Research

Working Papers



Sluggish labor market response to the trade liberalization can reduce the welfare gains from trade by impeding resource reallocation. I estimate sectoral labor switching costs for 30 countries in a dynamic discrete choice problem to derive welfare implications of labor market rigidity through comparative cross-country analysis. On average, workers have to give up approximately 4-years of income to switch to another sector. Compared with labor market flexibility measures, labor switching costs are low when the country has a flexible labor market and vice versa. In addition, I embed the switching cost estimates into a dynamic multi-country, multi-sector Eaton and Kortum model. In a counterfactual trade liberalization simulation with a  20% drop of trade costs, high switching costs lead to a slower response in the labor market, and in turn, negatively affect a country’s ability to achieve welfare gains from trade.

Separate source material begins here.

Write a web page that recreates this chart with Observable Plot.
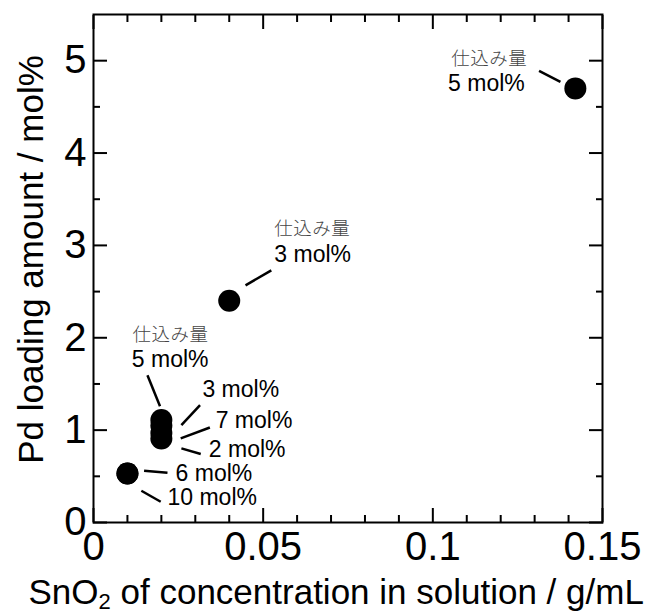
<!DOCTYPE html>
<html><head><meta charset="utf-8">
<script src="https://cdn.jsdelivr.net/npm/d3@7"></script>
<script src="https://cdn.jsdelivr.net/npm/@observablehq/plot@0.6"></script>
<style>body{margin:0;background:#fff;}</style>
</head><body><div id="chart"></div>
<script>
// measured points
const concentration = [0.142, 0.04, 0.02, 0.02, 0.02, 0.02, 0.01, 0.01];
const pdLoading     = [4.7,   2.4,  1.11, 1.05, 0.97, 0.91, 0.53, 0.53];

// nominal loading labels ("X mol%") with anchor (left, baseline) in data units
const nominalText = ["5 mol%", "3 mol%", "5 mol%", "3 mol%", "7 mol%", "2 mol%", "6 mol%", "10 mol%"];
const nominalX    = [0.1045, 0.0533, 0.0113, 0.0321, 0.0360, 0.0340, 0.0242, 0.0218];
const nominalY    = [4.676,  2.82,   1.684,  1.36,   1.018,  0.705,  0.445,  0.186];

// "仕込み量" headers
const headerText = ["仕込み量", "仕込み量", "仕込み量"];
const headerX    = [0.1054, 0.0533, 0.0115];
const headerY    = [4.95,   3.115,  1.965];

// leader lines
const leadX1 = [0.1313, 0.0448, 0.0159, 0.0314, 0.0343, 0.0259, 0.0149, 0.0141];
const leadY1 = [4.89,   2.568,  1.595,  1.27,   1.029,  0.802,  0.56,   0.344];
const leadX2 = [0.1376, 0.0524, 0.0196, 0.0259, 0.0257, 0.0316, 0.0218, 0.0198];
const leadY2 = [4.77,   2.73,   1.259,  1.054,  0.910,  0.741,  0.538,  0.225];

// axes
const xMajor = [0, 0.05, 0.1, 0.15];
const xTickLabels = ["0", "0.05", "0.1", "0.15"];
const xMinor = [0.01, 0.02, 0.03, 0.04, 0.06, 0.07, 0.08, 0.09, 0.11, 0.12, 0.13, 0.14];
const yMajor = [0, 1, 2, 3, 4, 5];
const yTickLabels = ["0", "1", "2", "3", "4", "5"];
const yMinor = [0.5, 1.5, 2.5, 3.5, 4.5];
const xLabel = "SnO2 of concentration in solution / g/mL";
const yLabel = "Pd loading amount / mol%";

const points = concentration.map((c, i) => ({x: c, y: pdLoading[i]}));
const nominal = nominalText.map((t, i) => ({t, x: nominalX[i], y: nominalY[i]}));
const headers = headerText.map((t, i) => ({t, x: headerX[i], y: headerY[i]}));
const leaders = leadX1.map((v, i) => ({x1: v, y1: leadY1[i], x2: leadX2[i], y2: leadY2[i]}));

const majorOpts = {tickSize: -14, strokeWidth: 2, label: null};
const minorOpts = {tickSize: -7, strokeWidth: 2, label: null, tickFormat: () => ""};

const chart = Plot.plot({
  width: 651, height: 612,
  marginLeft: 93, marginRight: 49, marginTop: 14, marginBottom: 90,
  style: {fontFamily: '"Liberation Sans", Arial, sans-serif', background: "#fff", color: "#000"},
  x: {domain: [0, 0.15]},
  y: {domain: [0, 5.5]},
  marks: [
    Plot.axisX(xMajor, {...majorOpts, anchor: "bottom", tickPadding: 23, fontSize: 40,
      tickFormat: d => xTickLabels[xMajor.indexOf(d)]}),
    Plot.axisX(xMajor, {...majorOpts, anchor: "top", tickFormat: () => ""}),
    Plot.axisX(xMinor, {...minorOpts, anchor: "bottom"}),
    Plot.axisX(xMinor, {...minorOpts, anchor: "top"}),
    Plot.axisY(yMajor, {...majorOpts, anchor: "left", tickPadding: 21, fontSize: 40,
      tickFormat: d => yTickLabels[yMajor.indexOf(d)]}),
    Plot.axisY(yMajor, {...majorOpts, anchor: "right", tickFormat: () => ""}),
    Plot.axisY(yMinor, {...minorOpts, anchor: "left"}),
    Plot.axisY(yMinor, {...minorOpts, anchor: "right"}),
    Plot.frame({stroke: "#000", strokeWidth: 2}),
    Plot.link(leaders, {x1: "x1", y1: "y1", x2: "x2", y2: "y2", stroke: "#000", strokeWidth: 2.5}),
    Plot.dot(points, {x: "x", y: "y", r: 11, fill: "#000", stroke: "none"}),
    Plot.text(nominal, {x: "x", y: "y", text: "t", textAnchor: "start", lineAnchor: "bottom", fontSize: 23, fill: "#000"}),
    Plot.text(headers, {x: "x", y: "y", text: "t", textAnchor: "start", lineAnchor: "bottom", fontSize: 18.5, fill: "#444",
      fontFamily: '"Noto Sans CJK JP", sans-serif', fontWeight: 300}),
    Plot.text([xLabel], {frameAnchor: "bottom-left", text: d => d, textAnchor: "start", lineAnchor: "bottom",
      dx: -65, dy: 81, fontSize: 35, fill: "#000"}),
    Plot.text([yLabel], {frameAnchor: "left", text: d => d, rotate: -90, textAnchor: "middle", lineAnchor: "bottom",
      dx: -51, dy: -9, fontSize: 35, fill: "#000"})
  ]
});
document.getElementById("chart").appendChild(chart);

// subscript in SnO2
d3.select(chart).selectAll("text").filter(function() { return this.textContent === xLabel; })
  .each(function() {
    const t = d3.select(this);
    t.text(null);
    t.append("tspan").text("SnO");
    t.append("tspan").attr("font-size", 22).attr("dy", 5).text("2");
    t.append("tspan").attr("dy", -5).text(" of concentration in solution / g/mL");
  });
// slight letter spacing on the Japanese headers
d3.select(chart).selectAll("text").filter(function() { return this.textContent === "仕込み量"; })
  .style("letter-spacing", "0.5px");
</script>
</body></html>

Recent trade liberalization leads to a surge in the trade of intermediate goods. Increased accessibility to the key intermediate goods through trade can create an opportunity to overcome technological bottlenecks and initiate the expansion of capital-intensive industries, which can be referred to as specialization dynamics for developing countries. For this to occur, domestic factors must be reallocated toward high productivity sectors. In this paper, I capture domestic factor market efficiency by sectoral wage differentials and I provide a framework to analyze the relationship between specialization dynamics and resource reallocation. I find that the gain from trade is negatively related to the level of distortions in the skilled labor market. I also find that countries with smaller factor market distortions shift their specialization patterns towards capital-intensive industries.